Foulke threw another changeup and got the pitch up in the strike zone. Martinez drilled it on a line over the left-field fence to make the score 6-4. On the bench, McLemore turned to Piniella and said, "You're GOOOOD."

"Lou just said, `Sometimes you get lucky,' " Buhner recalled.

Olerud followed with a long homer to center, and closer Kazu Sasaki had a three-run edge he made stand.

It was Seattle's second three-run lead of the day and much more permanent than the first. The Mariners jumped on White Sox starter Jim Parque for two runs in the first, one on Rodriguez's RBI single, the other on Olerud's infield out, a play on which Durham made a diving grab behind second.
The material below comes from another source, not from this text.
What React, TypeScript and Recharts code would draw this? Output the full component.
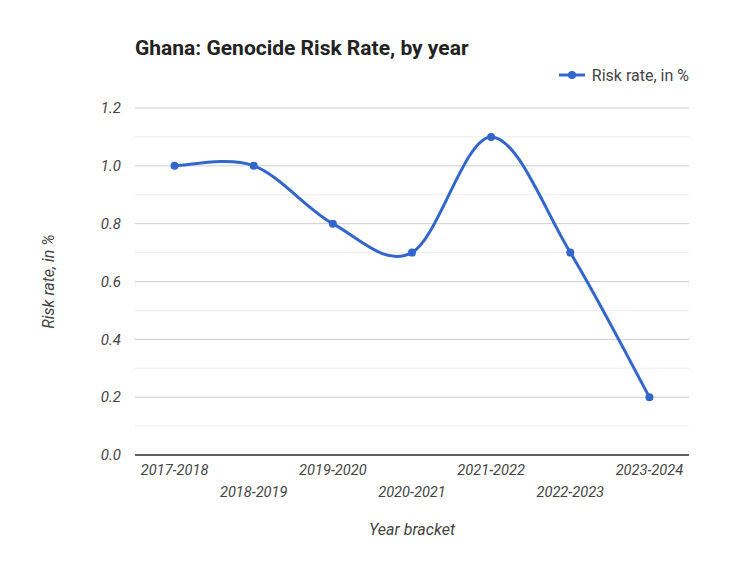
import { LineChart, Line, XAxis, YAxis, CartesianGrid, ReferenceLine, Legend, Label } from 'recharts';

const brackets = ['2017-2018', '2018-2019', '2019-2020', '2020-2021', '2021-2022', '2022-2023', '2023-2024'];
const riskRate = [1.0, 1.0, 0.8, 0.7, 1.1, 0.7, 0.2];
const yTicks = [0, 0.2, 0.4, 0.6, 0.8, 1.0, 1.2];
const minorTicks = [0.1, 0.3, 0.5, 0.7, 0.9, 1.1];

const data = brackets.map((bracket, i) => ({ bracket, rate: riskRate[i] }));

const FONT = 'Roboto, "Noto Sans", sans-serif';
const BLUE = '#3366cc';

// smooth spline through every point (cardinal, tension 0)
const smoothCurve = (context: any) => {
    let pts: [number, number][] = [];
    return {
        areaStart() {},
        areaEnd() {},
        lineStart() { pts = []; },
        point(x: number, y: number) { pts.push([+x, +y]); },
        lineEnd() {
            const n = pts.length;
            if (!n) return;
            context.moveTo(pts[0][0], pts[0][1]);
            if (n === 2) {
                context.lineTo(pts[1][0], pts[1][1]);
                return;
            }
            for (let i = 0; i < n - 1; i++) {
                const p0 = pts[Math.max(i - 1, 0)];
                const p1 = pts[i];
                const p2 = pts[i + 1];
                const p3 = pts[Math.min(i + 2, n - 1)];
                context.bezierCurveTo(
                    p1[0] + (p2[0] - p0[0]) / 6, p1[1] + (p2[1] - p0[1]) / 6,
                    p2[0] - (p3[0] - p1[0]) / 6, p2[1] - (p3[1] - p1[1]) / 6,
                    p2[0], p2[1]
                );
            }
        },
    };
};

const StaggeredTick = ({ x, y, payload, index }: any) => (
    <text
        x={x}
        y={y + (index % 2 ? 34 : 12)}
        textAnchor='middle'
        fill='#444'
        fontSize={14.6}
        fontStyle='italic'
        fontFamily={FONT}
    >
        {payload.value}
    </text>
);

const LegendContent = () => (
    <div style={{ display: 'flex', alignItems: 'center', height: 20, fontFamily: FONT, fontSize: 16, color: '#444', whiteSpace: 'nowrap' }}>
        <svg width={28} height={10} style={{ marginRight: 6 }}>
            <line x1={1} y1={5} x2={27} y2={5} stroke={BLUE} strokeWidth={3} />
            <circle cx={14} cy={5} r={4} fill={BLUE} />
        </svg>
        <span>Risk rate, in %</span>
    </div>
);

const App = () => {
    return (
        <div style={{ position: 'absolute', left: 0, top: 0, width: 750, height: 563, background: '#fff' }}>
            <div style={{
                position: 'absolute', left: 135, top: 34, fontFamily: FONT, fontWeight: 700,
                fontSize: 21, color: '#222', lineHeight: '28px', whiteSpace: 'nowrap'
            }}>
                Ghana: Genocide Risk Rate, by year
            </div>
            <LineChart width={750} height={563} data={data} margin={{ top: 88, right: 61, left: 0, bottom: 28 }}>
                <CartesianGrid vertical={false} stroke='#cccccc' />
                {minorTicks.map((v) => (
                    <ReferenceLine key={v} y={v} stroke='#ebebeb' />
                ))}
                <XAxis
                    dataKey='bracket'
                    scale='band'
                    interval={0}
                    tickLine={false}
                    axisLine={{ stroke: '#333', strokeWidth: 1.5 }}
                    tick={<StaggeredTick />}
                    height={80}
                >
                    <Label
                        value='Year bracket'
                        position='insideBottom'
                        offset={0}
                        style={{ fontFamily: FONT, fontSize: 16, fontStyle: 'italic', fill: '#444' }}
                    />
                </XAxis>
                <YAxis
                    domain={[0, 1.2]}
                    ticks={yTicks}
                    tickFormatter={(v: number) => v.toFixed(1)}
                    tickLine={false}
                    axisLine={false}
                    tickMargin={8}
                    width={135}
                    tick={{ fill: '#444', fontSize: 15, fontStyle: 'italic', fontFamily: FONT }}
                >
                    <Label
                        content={({ viewBox }: any) => (
                            <text
                                x={viewBox.x + 48}
                                y={viewBox.y + viewBox.height / 2}
                                transform={`rotate(-90, ${viewBox.x + 48}, ${viewBox.y + viewBox.height / 2})`}
                                textAnchor='middle'
                                dominantBaseline='central'
                                fill='#444'
                                fontSize={16}
                                fontStyle='italic'
                                fontFamily={FONT}
                            >
                                Risk rate, in %
                            </text>
                        )}
                    />
                </YAxis>
                <Legend
                    verticalAlign='top'
                    align='right'
                    content={<LegendContent />}
                    wrapperStyle={{ top: 65, right: 61, left: 'auto', width: 'auto', height: 20 }}
                />
                <Line
                    dataKey='rate'
                    name='Risk rate, in %'
                    type={smoothCurve as any}
                    stroke={BLUE}
                    strokeWidth={3}
                    dot={{ r: 4, fill: BLUE, stroke: 'none' }}
                    activeDot={false}
                    isAnimationActive={false}
                />
            </LineChart>
        </div>
    );
};

export default App;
Oliver's leadoff homer in the second put starter Freddy Garcia's lead at 3-0, but over the next two innings, the game turned upside down for the Mariners.

With one out and one on in the second, Chicago's Herbert Perry bounced the ball just to the right of Garcia, who got enough glove on it to spoil a double play. With two away but the inning still open, the Sox got back into the game with two runs.

Then two more on Durham's leadoff homer and Magglio Ordonez's triple just inside first base were good for a 4-3 White Sox lead in the third.

When Garcia loaded the bases with one out in the fourth, Piniella called on Brett Tomko, who ended the inning with two fly balls.

"That's the game there," Mariner reliever Arthur Rhodes said. "That was the turning point."

It was. Tomko started a bullpen roll that virtually shut down Chicago's big bats.

"I think we know we were just in a great game," Buhner said. "It was a game that tested our character, but that's what we've been showing all season. And this is when character is supposed to count most."